Russian authorities on Friday outlawed Human Rights Watch as an “undesirable organization,” a label that under a 2015 law makes involvement with such organizations a criminal offense.
The designation means the international human rights group must stop all work in Russia, and opens those who cooperate with or support the organization to prosecution.
“For over three decades, Human Rights Watch’s work on post-Soviet Russia has pressed the government to uphold human rights and freedoms,” the executive director at Human Rights Watch, Philippe Bolopion, said in a statement. “Our work hasn’t changed, but what’s changed, dramatically, is the government’s full-throttled embrace of dictatorial policies, its staggering rise in repression, and the scope of the war crimes its forces are committing in Ukraine."
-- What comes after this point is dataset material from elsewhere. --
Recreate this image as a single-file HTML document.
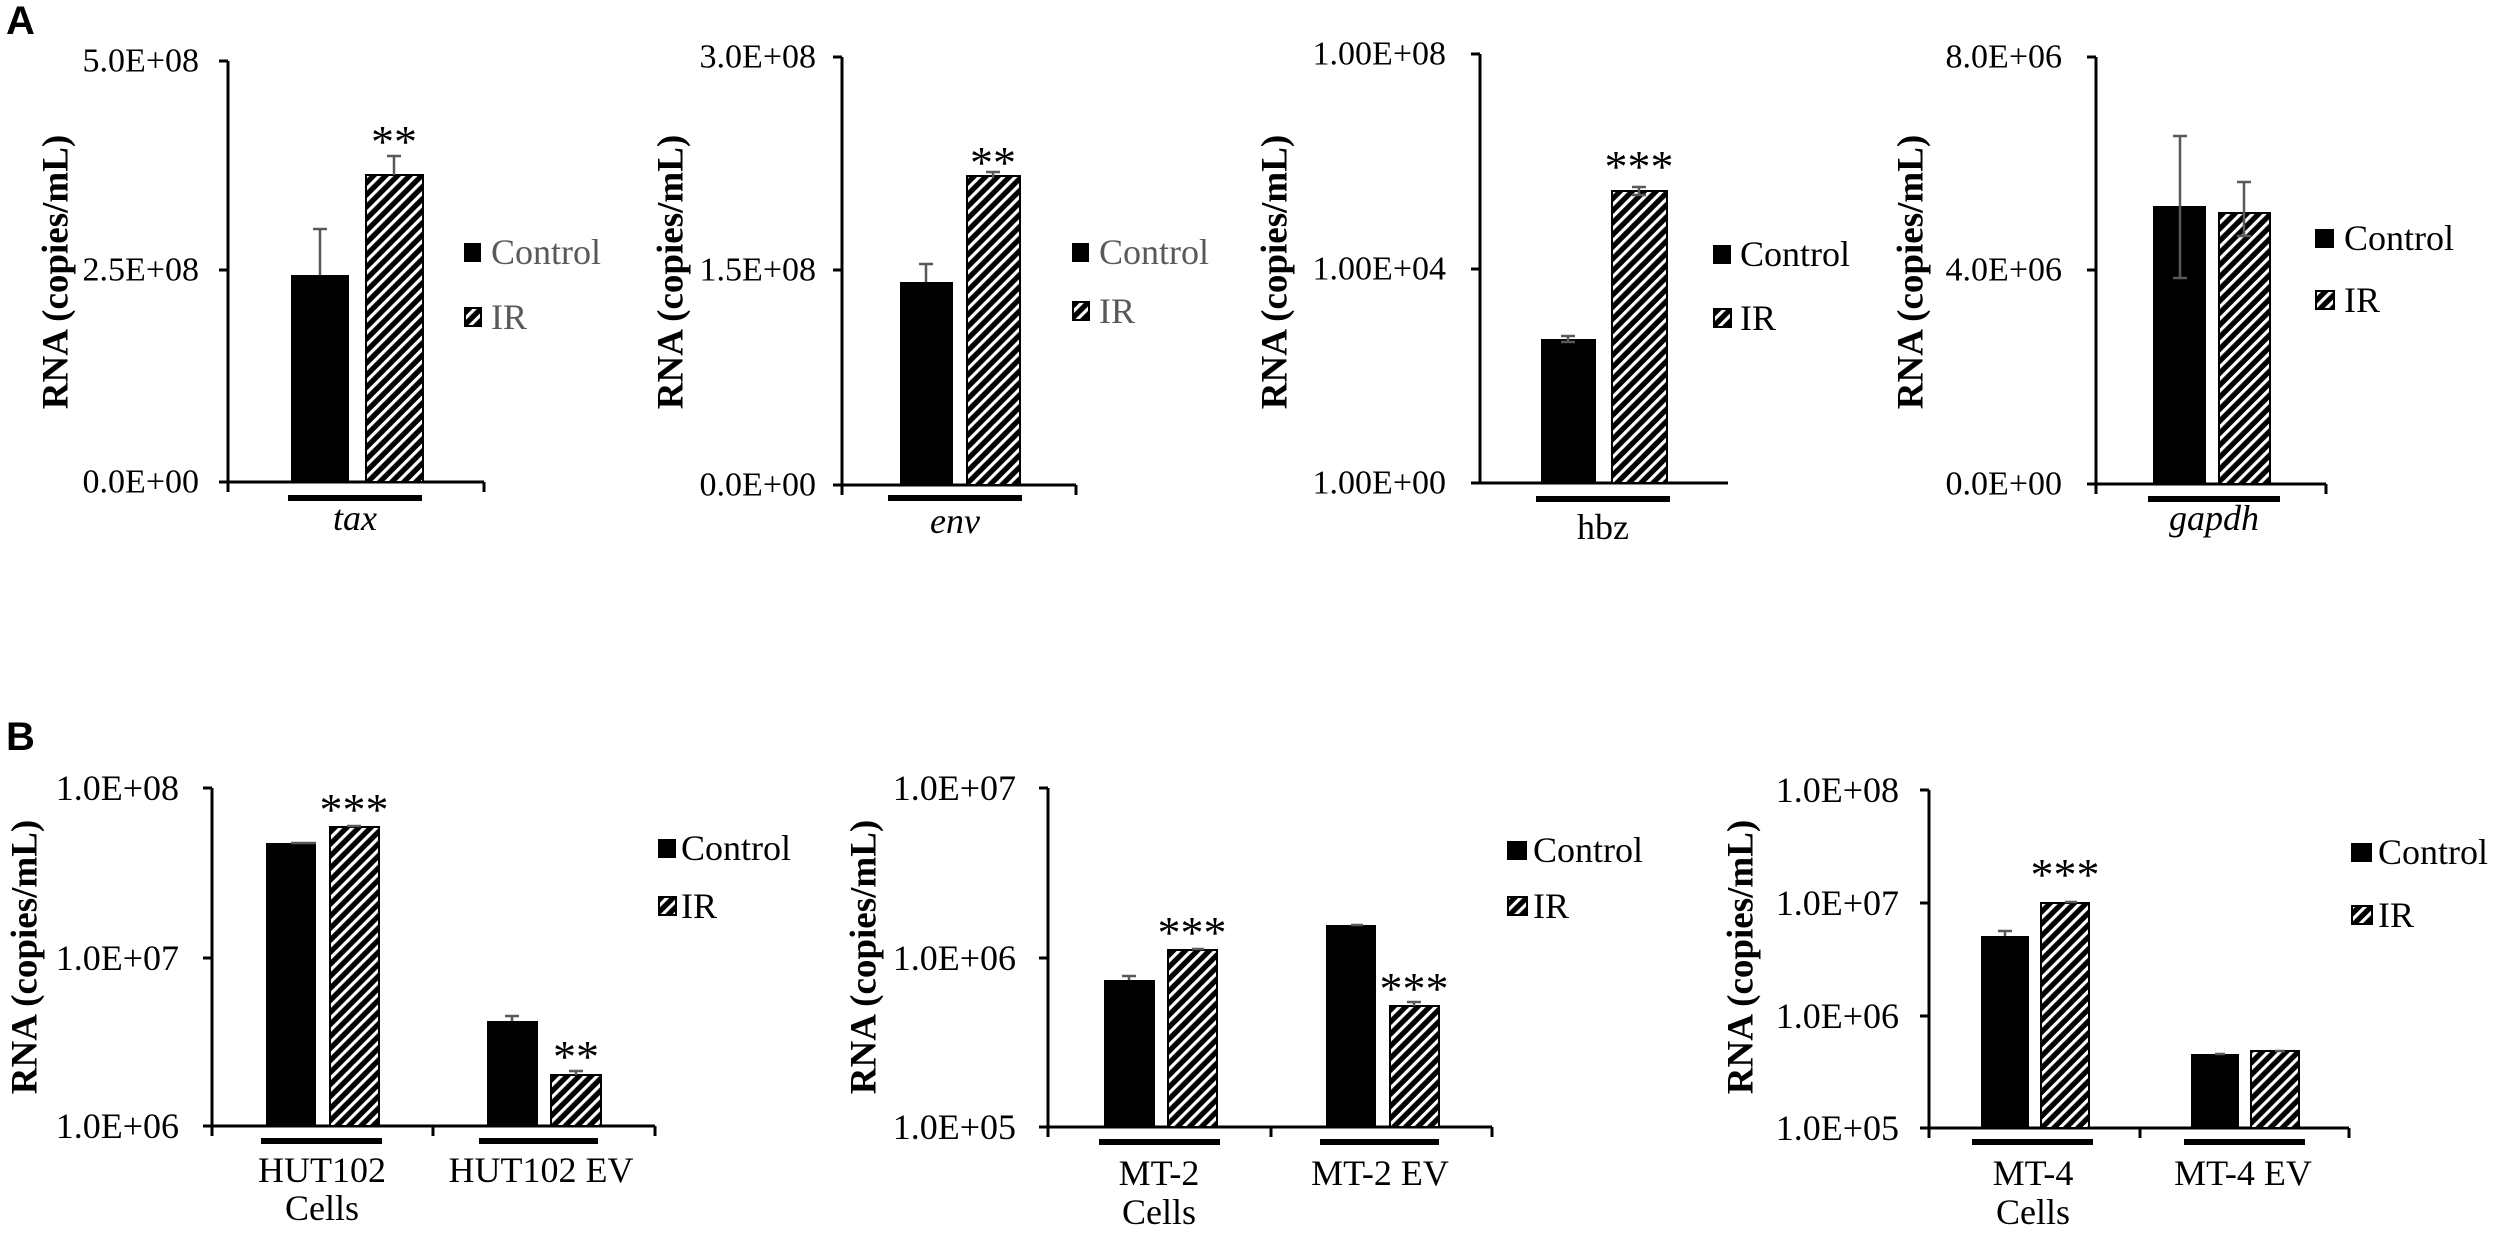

The decision by the Russian prosecutor general’s office is the latest move in an unrelenting crackdown on Kremlin critics, journalists and activists, which has intensified to unprecedented levels since Moscow's full-scale invasion of Ukraine in February 2022.
In a separate statement on Friday, the office said it was opening a case against Russian feminist punk band Pussy Riot that would designate the group as an extremist organization.
Meanwhile, on Thursday, Russia’s Supreme Court designated the Anti-Corruption Foundation set up by the late opposition activist Alexei Navalny as a terrorist group. The ruling targeted the foundation’s U.S.-registered entity, which became the focal point for the group when the original Anti-Corruption Foundation was designated an “undesirable organization” by the Russian government in 2021.
“There is no doubt that other organizations will soon be designated as ‘terrorists’ — independent media, human rights projects, and local initiatives,” the foundation said in a statement.
“This is a political strategy used by the Russian authorities: to declare anyone who interferes with their theft and endless war an enemy of the state.”
Russia’s list of “undesirable organizations” currently covers more than 275 entities, including prominent independent news outlets and rights groups. Among those are prominent news organizations like Radio Free Europe/Radio Liberty, think tanks like Chatham House, anti-corruption group Transparency International, and environmental advocacy organization WWF.
Founded in 1978, Human Rights Watch monitors and researches human rights violations in countries across the world. It has been outspoken in its opposition to Russia’s invasion of Ukraine and recently published an investigation into Russian forces using drones to deliberately chase, injure and kill civilians living in Ukraine’s Kherson region.